Future-ready Learners’ Outcomes and Assessment

Special Focus : Reimagining Education for a Better Future
Learning Ecosystems and Leadership August 13, 2020

As schools strive to be relevant and globally connected, school reform takes on both local and international contexts. International contexts have become widely associated with comparative results from international tests, such as the Trends in International Mathematics and Science Study (TIMSS) and the Programme for International Student Assessment (PISA), which purport to measure certain aspects of educational quality. New ways of looking at school reform involve a deeper understanding of contexts and non-academic outcomes, including economic, social, and environmental outcomes.  

Contexts that determine future outcomes

Fundamental shifts in the economy, the social sphere, and the environment at the global, regional, and national levels are redefining how we work, live, and learn in Singapore. For example, rapid technological advancements globally are reshaping business models where organizations compete on intangible assets such as intellectual property, data and user networks. Another shift is Singapore’s ageing population and low birth rate. This demographic change will lead to a shrink in the growth of the local workforce and place strain on the social fabric of Singapore. Also, Singapore faces the challenge of maintaining peace and harmony in its religiously diverse society. On the environmental front, Singapore needs to balance its urbanization need for resources with sustainable practices to reduce carbon footprint. These contexts—economic, social and environmental—have great implications for the future outcomes that we want our education system to develop in learners.
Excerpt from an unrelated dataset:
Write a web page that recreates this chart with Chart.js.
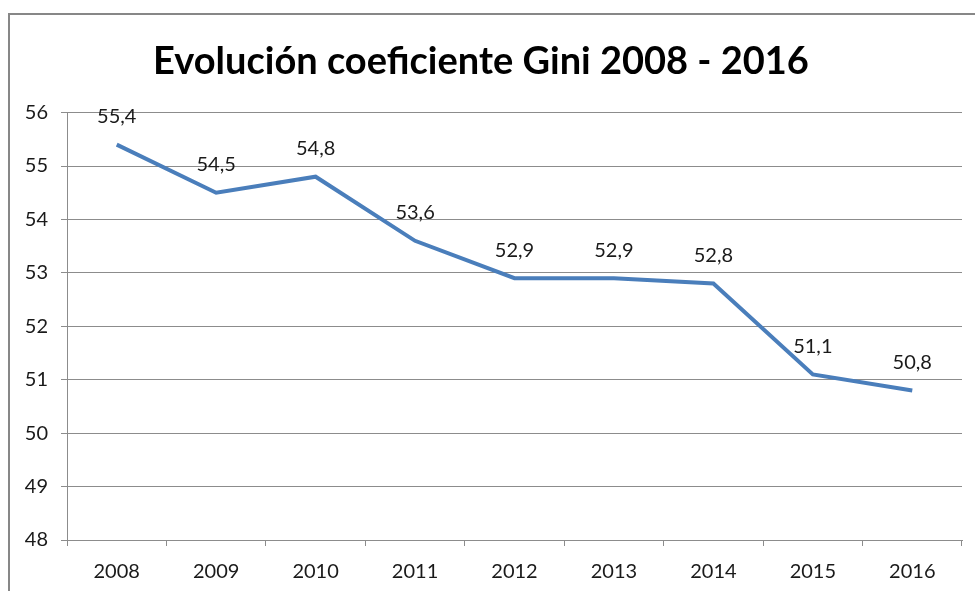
<!DOCTYPE html>
<html>
<head>
<meta charset="utf-8">
<script src="https://cdn.jsdelivr.net/npm/chart.js@4.4.0/dist/chart.umd.min.js"></script>
<style>
  html, body { margin: 0; padding: 0; background: #fff; }
  #wrap { width: 975px; height: 591px; position: relative; }
</style>
</head>
<body>
<div id="wrap"><canvas id="gini"></canvas></div>
<script>
const years = ["2008", "2009", "2010", "2011", "2012", "2013", "2014", "2015", "2016"];
const gini = [55.4, 54.5, 54.8, 53.6, 52.9, 52.9, 52.8, 51.1, 50.8];
const yTicks = [48, 49, 50, 51, 52, 53, 54, 55, 56];

const frame = {
  id: "frame",
  beforeDraw(chart) {
    const ctx = chart.ctx;
    ctx.save();
    ctx.fillStyle = "#fff";
    ctx.fillRect(0, 0, chart.width, chart.height);
    ctx.strokeStyle = "#878787";
    ctx.lineWidth = 2;
    ctx.strokeRect(9, 14, 1200, 1200);
    ctx.restore();
  },
};

const valueLabels = {
  id: "valueLabels",
  afterDatasetsDraw(chart) {
    const ctx = chart.ctx;
    const meta = chart.getDatasetMeta(0);
    ctx.save();
    ctx.font = "20px Lato";
    ctx.fillStyle = "#1a1a1a";
    ctx.textAlign = "center";
    ctx.textBaseline = "middle";
    meta.data.forEach(function (pt, i) {
      const txt = gini[i].toFixed(1).replace(".", ",");
      ctx.fillText(txt, pt.x, pt.y - 28);
    });
    ctx.restore();
  },
};

new Chart(document.getElementById("gini"), {
  type: "line",
  data: {
    labels: years,
    datasets: [
      {
        data: gini,
        borderColor: "#4A7EBB",
        borderWidth: 4,
        pointRadius: 0,
        tension: 0,
        fill: false,
      },
    ],
  },
  options: {
    responsive: true,
    maintainAspectRatio: false,
    animation: false,
    layout: { padding: { left: 0, right: 13, top: 0, bottom: 0 } },
    plugins: {
      legend: { display: false },
      tooltip: { enabled: false },
      title: {
        display: true,
        text: "Evolución coeficiente Gini 2008 - 2016",
        color: "#000",
        font: { family: "Lato", size: 38, weight: "bold", lineHeight: 1.2 },
        padding: { top: 39, bottom: 28 },
      },
    },
    scales: {
      x: {
        offset: true,
        grid: {
          offset: true,
          drawOnChartArea: false,
          drawTicks: true,
          tickLength: 6,
          color: "#8c8c8c",
        },
        border: { display: true, color: "#8c8c8c" },
        ticks: {
          color: "#1a1a1a",
          font: { family: "Lato", size: 20 },
          padding: 14,
          maxRotation: 0,
        },
        afterFit(scale) {
          scale.height = 51;
        },
      },
      y: {
        min: 48,
        max: 56,
        afterBuildTicks(scale) {
          scale.ticks = yTicks.map((v) => ({ value: v }));
        },
        grid: {
          color: "#8c8c8c",
          tickLength: 6,
        },
        border: { display: true, color: "#8c8c8c" },
        ticks: {
          color: "#1a1a1a",
          font: { family: "Lato", size: 20 },
          padding: 13,
        },
        afterFit(scale) {
          scale.width = 67;
        },
      },
    },
  },
  plugins: [frame, valueLabels],
});
</script>
</body>
</html>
Future-ready outcomes to meet the contexts

The following table summarizes the trajectories of Singapore’s economic, social and environmental contexts and the skills, knowledge and values required of learners for these trajectories.




Skills, Knowledge, Values


  • High value manufacturing
  • New and novel services (High- tech services requiring IoT, blockchain etc.)
  • Commercialization of innovative solutions
  • Competitive advantage through purposeful and radical adoption of technology and digitalization in services and manufacturing
  • Skills mastery
  • Lifelong, life-wide and life-deep learning
  • Innovation
  • Value creation 
  • Technology adoption
  • Digitalization
  • Creative thinking


  • Increased religiosity: the threat of religious extremism
  • Increased immigration: the need for integration and acceptance of newcomers 
  • Racial issues: the need for racial harmony
  • Aging population: the need for continuous education
  • Misinformation and influence of social media platforms
  • Tolerance
  • Mutual understanding
  • Mutual respect
  • Logical reasoning (critical thinking) skills
  • Rootedness
  • Information assessment literacy


  • Increased urbanization: increased consumption of energy and matter
  • Global environmental problems: the need for reducing carbon footprint
  • Renewable energy
  • Energy efficiency through green and innovative solutions
  • High-tech water solutions for meeting the increasing water needs
  • High-tech and green farms for increasing local food produce
  • Skills mastery
  • Innovation
  • Value creation
  • Technology adoption
  • Digitalization
  • Creative thinking
  • Sustainable lifestyle


Literature on measuring future-ready outcomes

Measuring the future-readiness of learners is crucial in building a successful future-ready initiative. There are many options to measure future-readiness. The key here is that a single method of measurement is unlikely to provide a comprehensive snapshot of all the aspects of future-readiness of an individual, a school, or a system. Triangulation is important because different measurements study different aspects of the construct to give a fuller picture. A number of scholars have described ways by which 21st century skills, a construct related to future-readiness, might be assessed. Generally, the methods can be classified into the following—self-rated, direct-assessment (multiple-choice, close-ended computer-based items), open-response, teacher judgement and reporting.

Potential of an analytic model to measure future-ready outcomes

Modeling can be used for measurements of non-traditional educational outcomes. Machine learning is a method of data analysis (modeling) that automates analytical model building. It is a branch of artificial intelligence that is based on the idea that systems can learn from data, identify patterns and make decisions with minimal human intervention. Machine learning has made much recent progress due to the development of new learning algorithms, theory, and by the explosion of data and availability of low-cost computing. The explosion of data nowadays demands methods that are capable of handling them adequately and efficiently. Humans are prone to error when manually handling large amounts of data without automation; hence, machine learning has a significant edge over traditional methods of data handling in this respect. Machine learning, therefore, fits well with the dynamic systems theory where system boundaries in an educational organization interact asymmetrically and interconnectedly to impact learner quality outcome measures.

Successful school reform must include outcomes that fulfill all three purposes—economic, social, and environmental—with a keen awareness of the future perspectives of these purposes. Future-ready learners will need to learn deep competencies and cultivate habits of practices that will continue to be valuable long after graduation as the future landscapes of Singapore continue to evolve and change.